By our count Booker used “extremist” 467 times. When the Newark Mayor was asked what happened to the nice, warm and fuzzy Booker who said you he was going to be positive, he said, “Well, I hope that you saw that I was positive. I was almost surprised at the epithets he threw my way. I teased him afterwards and I said I haven’t been called delusional before and actually ended up liking the guy afterwards. As I said in my closing remarks he’s a good guy, a Jersey guy.”
“Mayor Booker’s alleged successes in Newark is not true,” Lonegan said. “He’s been a failure and we cannot allow those failed policies to make their way to the New jersey Senate, and that the role of somebody in government is not to make money but to give to society.”
The debate was the first between the two candidates and drew a packed house of media to an adjacent viewing room.
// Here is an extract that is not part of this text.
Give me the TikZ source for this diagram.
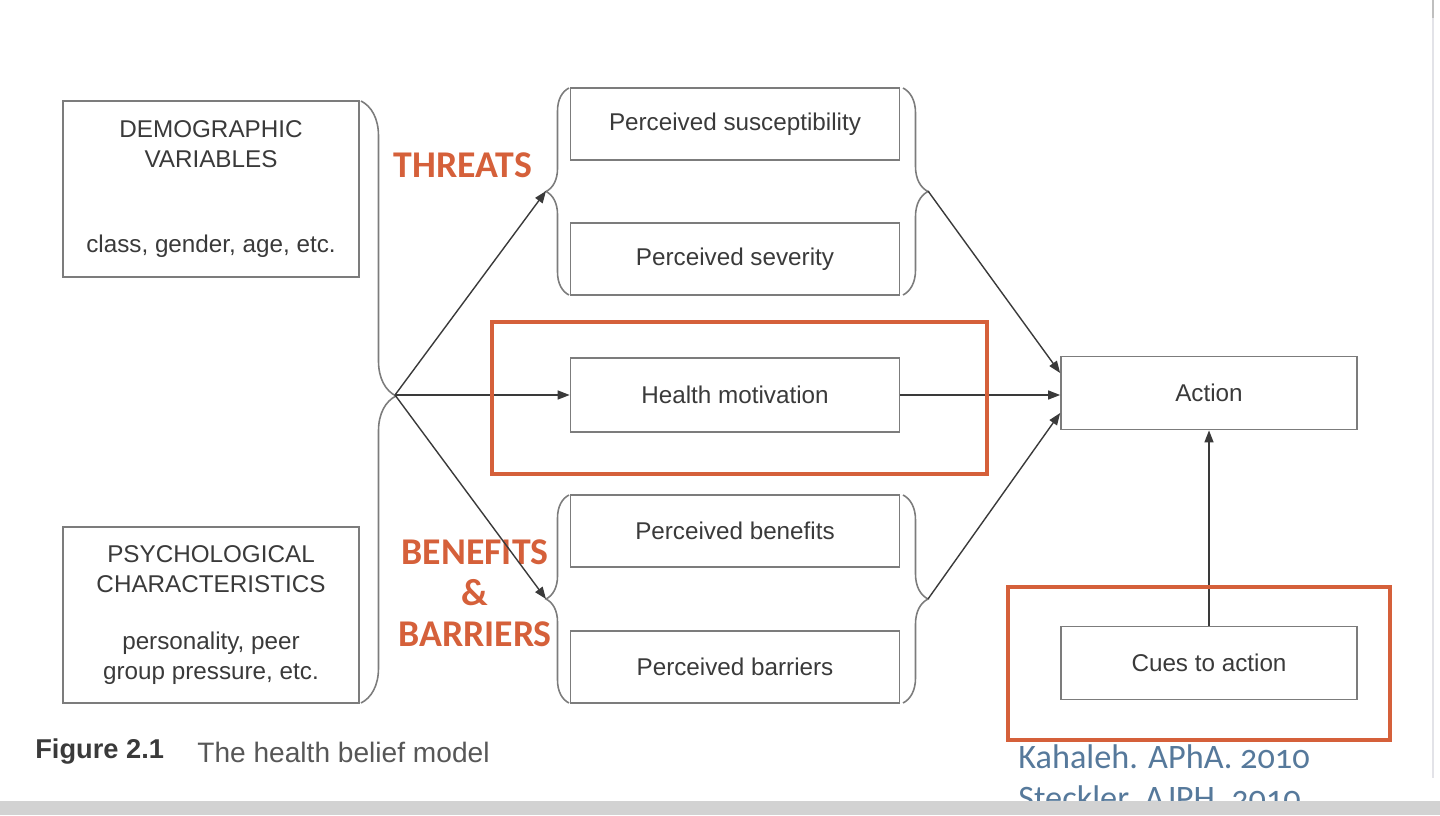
\documentclass[tikz,border=0pt]{standalone}
\usepackage{fontspec}
\setmainfont{Liberation Sans}
\newfontfamily\calfont[Numbers=OldStyle]{Carlito}
\usetikzlibrary{arrows.meta,decorations.pathreplacing}
\definecolor{lineGrey}{HTML}{7C7C7C}
\definecolor{textGrey}{HTML}{3A3A3A}
\definecolor{hbmOrange}{HTML}{D5603A}
\definecolor{citeBlue}{HTML}{56799B}

\begin{document}
\begin{tikzpicture}
	[x=0.02cm, y=-0.02cm, >={Triangle[length=2.4mm,width=1.8mm]},
	box/.style={rectangle, draw=lineGrey, line width=1pt, text=textGrey, inner sep=0pt, align=center, font=\fontsize{13.8}{17}\selectfont},
	factorBox/.style={box, minimum width=5.92cm, minimum height=3.52cm},
	percBox/.style={box, minimum width=6.58cm, minimum height=1.44cm},
	actBox/.style={box, minimum width=5.92cm, minimum height=1.46cm},
	curly/.style={decorate, decoration={brace, amplitude=#1}, draw=lineGrey, line width=0.9pt},
	orangeLabel/.style={text=hbmOrange, align=center, font=\calfont\bfseries\fontsize{21.5}{23.2}\selectfont},
	highlight/.style={draw=hbmOrange, line width=2.3pt}]
	
	\useasboundingbox (0,0) rectangle (1440,815);
	
	% modifying factors
	\node (demo) at ( 211,189 ) [factorBox] {DEMOGRAPHIC\\VARIABLES\\[1.1cm]class, gender, age, etc.};
	\node (psych) at ( 211,615 ) [factorBox] {PSYCHOLOGICAL\\CHARACTERISTICS\\[0.56cm]personality, peer\\group pressure, etc.};
	\draw [curly=0.7cm, decoration={aspect=0.49}] (361,101) -- (361,703);
	\coordinate (tip) at ( 395,395 );
	
	% perceptions
	\node (susc) at ( 735,124 ) [percBox] {Perceived susceptibility};
	\node (sev) at ( 735,259 ) [percBox] {Perceived severity};
	\node (hm) at ( 735,395 ) [percBox, minimum height=1.48cm] {Health motivation};
	\node (ben) at ( 735,531 ) [percBox] {Perceived benefits};
	\node (bar) at ( 735,667 ) [percBox] {Perceived barriers};
	
	\draw [curly=0.46cm] (569,295) -- (569,88);
	\draw [curly=0.5cm] (903,88) -- (903,295);
	\draw [curly=0.46cm] (569,703) -- (569,495);
	\draw [curly=0.5cm] (903,495) -- (903,703);
	\coordinate (thrL) at ( 546,191 );
	\coordinate (thrR) at ( 928,191 );
	\coordinate (benL) at ( 546,599 );
	\coordinate (benR) at ( 928,599 );
	
	\node (threats) at ( 463,165 ) [orangeLabel] {THREATS};
	\node (benbar) at ( 475,593 ) [orangeLabel] {BENEFITS\\\&\\BARRIERS};
	
	% action
	\node (act) at ( 1209,393 ) [actBox] {Action};
	\node (cues) at ( 1209,663 ) [actBox] {Cues to action};
	
	\draw [->, draw=textGrey, line width=0.8pt] (tip) -- (thrL);
	\draw [->, draw=textGrey, line width=0.8pt] (tip) -- (hm.west);
	\draw [->, draw=textGrey, line width=0.8pt] (tip) -- (benL);
	\draw [->, draw=textGrey, line width=0.8pt] (thrR) -- ([yshift=0.4cm]act.west);
	\draw [->, draw=textGrey, line width=0.8pt] (hm.east) -- (hm.east -| act.west);
	\draw [->, draw=textGrey, line width=0.8pt] (benR) -- ([yshift=-0.4cm]act.west);
	\draw [->, draw=textGrey, line width=0.8pt] (cues.north) -- (act.south);
	
	% highlights
	\draw [highlight] (492,322) rectangle (987,474);
	\draw [highlight] (1008,587) rectangle (1390,740);
	
	% caption and sources
	\node (fig) at ( 35,752 ) [anchor=west, inner sep=0pt, text=textGrey, font=\bfseries\fontsize{15.5}{17}\selectfont] {Figure 2.1};
	\node (title) at ( 197,752 ) [anchor=west, inner sep=0pt, text=textGrey!85, font=\fontsize{16}{17}\selectfont] {The health belief model};
	\node (kah) at ( 1018,757 ) [anchor=west, inner sep=0pt, text=citeBlue, font=\calfont\fontsize{19.5}{22}\selectfont] {Kahaleh. APhA. 2010};
	\node (steck) at ( 1018,798 ) [anchor=west, inner sep=0pt, text=citeBlue, font=\calfont\fontsize{19.5}{22}\selectfont] {Steckler. AJPH. 2010};
	
	% window edge
	\fill [gray!35] (0,801) rectangle (1440,815);
	\draw [draw=blue!10!gray!20, line width=1.5pt] (1433,0) -- (1433,778);
	\draw [draw=gray!50, line width=1.5pt] (1433,0) -- (1433,18);

\end{tikzpicture}
\end{document}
Afterwards, the candidates did their own spinning, each insisting he had accomplished what he’d come to do. There will be one more face-to-face — scheduled for next Wednesday.
Debates rarely serve to change minds, so who actually won today is subject to debate. But one thing that’s clear is that Lonegan was definitely in the room today. And a Booker cakewalk, long assumed by most pundits, is not quite so obvious heading into the home stretch.